Added note, 5/22/12: Further imaging with the Baader filters suggests that the LRGB filters are essentially parfocal when used with an apochromat. Likewise the Ha-SII-OIII filters.

Saturday, April 7, 2012

Parfocal test of Baader narrowband filters

THE RESULTS ARE POSTED IN THIS BLOG ENTRY.

There aren't many nebulae in my sky right now, and the full moon means there's no point in traveling to a dark sky site to work on my M101 project. So tonight I'm going to investigate how parfocal my Baader Ha/SII/OIII and LRGB filter sets are. I don't expect the two sets to be parfocal with each other.

It's a simple plan at this point. I'll use 20 second exposures of bright stars taken through a Bahtinov filter.

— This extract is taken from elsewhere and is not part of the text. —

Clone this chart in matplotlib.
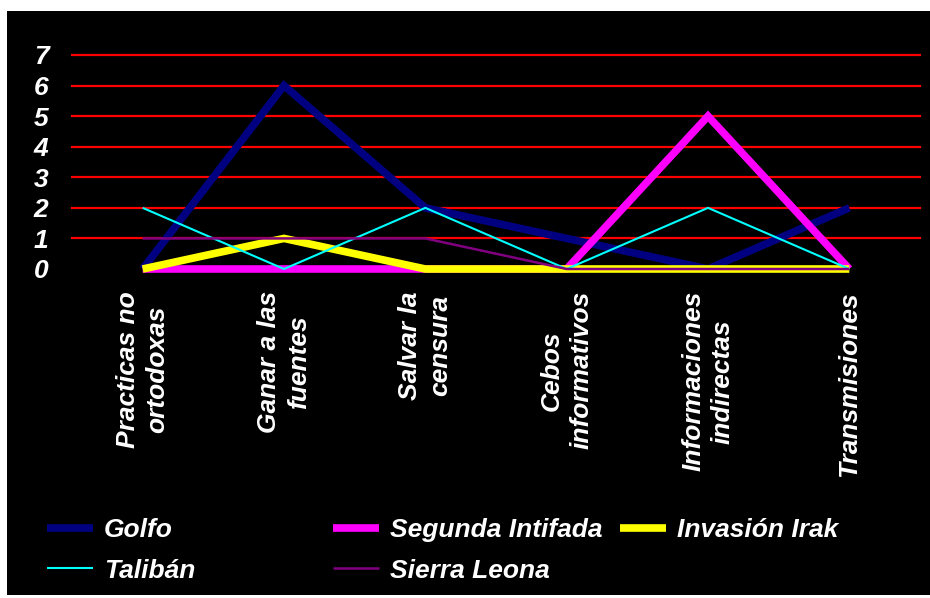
import matplotlib
matplotlib.use("Agg")
import matplotlib.pyplot as plt
from matplotlib.patches import Rectangle

plt.rcParams['font.family'] = ['Liberation Sans', 'DejaVu Sans']

categories = ["Practicas no\nortodoxas", "Ganar a las\nfuentes", "Salvar la\ncensura",
              "Cebos\ninformativos", "Informaciones\nindirectas", "Transmisiones"]
golfo = [0, 6, 2, 1, 0, 2]
segunda_intifada = [0, 0, 0, 0, 5, 0]
invasion_irak = [0, 1, 0, 0, 0, 0]
taliban = [2, 0, 2, 0, 2, 0]
sierra_leona = [1, 1, 1, 0, 0, 0]
yticks = [0, 1, 2, 3, 4, 5, 6, 7]

series = [
    ("Golfo", golfo, "#000080", 5.5),
    ("Segunda Intifada", segunda_intifada, "#FF00FF", 5.5),
    ("Invasión Irak", invasion_irak, "#FFFF00", 5.5),
    ("Talibán", taliban, "#00FFFF", 1.5),
    ("Sierra Leona", sierra_leona, "#800080", 1.8),
]

W, H = 930, 598
fig = plt.figure(figsize=(W / 100, H / 100), dpi=100, facecolor="white")
fig.patches.append(Rectangle((7 / W, 3 / H), 1 - 7 / W, 1 - 14 / H,
                             transform=fig.transFigure, facecolor="black",
                             edgecolor="none", zorder=-10))

ax = fig.add_axes([72 / W, 1 - 269 / H, (920 - 72) / W, (269 - 55) / H])
ax.patch.set_alpha(0)

x = list(range(len(categories)))
handles = {}
for name, vals, col, lw in series:
    ln, = ax.plot(x, vals, color=col, lw=lw, solid_joinstyle="miter",
                  solid_capstyle="butt", label=name, clip_on=False)
    handles[name] = ln

ax.set_xlim(-0.5, len(categories) - 0.5)
ax.set_ylim(0, 7)
ax.set_yticks(yticks)
for v in yticks[1:]:
    ax.axhline(v, color="#FF0000", lw=1.6, zorder=0, clip_on=False)

ax.set_xticks(x)
ax.set_xticklabels(categories, rotation=90, ha="center", va="top",
                   multialignment="center", linespacing=1.3)
for s in ax.spines.values():
    s.set_visible(False)
ax.tick_params(axis="both", length=0, colors="white", labelsize=19)
ax.tick_params(axis="y", pad=17)
ax.tick_params(axis="x", pad=16)
for lbl in ax.get_xticklabels() + ax.get_yticklabels():
    lbl.set_fontweight("bold")
    lbl.set_fontstyle("italic")

# legend laid out in fixed columns like the original
columns = [(["Golfo", "Talibán"], 47), (["Segunda Intifada", "Sierra Leona"], 333),
           (["Invasión Irak"], 620)]
for names, xpx in columns:
    leg = fig.legend([handles[n] for n in names], names, loc="upper left",
                     bbox_to_anchor=(xpx / W, 1 - 518 / H), frameon=False,
                     borderpad=0, borderaxespad=0, handlelength=1.75,
                     handletextpad=0.4, labelspacing=0.63,
                     prop={"size": 19, "weight": "bold", "style": "italic"})
    for t in leg.get_texts():
        t.set_color("white")

fig.savefig("out.png", dpi=100, facecolor="white")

The stars are chosen to span the spectral range from blue to red: Altinak (spectral type O), Sirius (A) and Betelgeuse (M). Best focus of Ha will be the starting point, and then I'll cycle through the other filters and shoot another Ha to catch any focus drift.

Once the narrowbands have been tested, I'll repeat shorter exposures with the LRGB, initially focusing the L filter.



After that I may move on to shooting more long-exposure images in Ha of M101.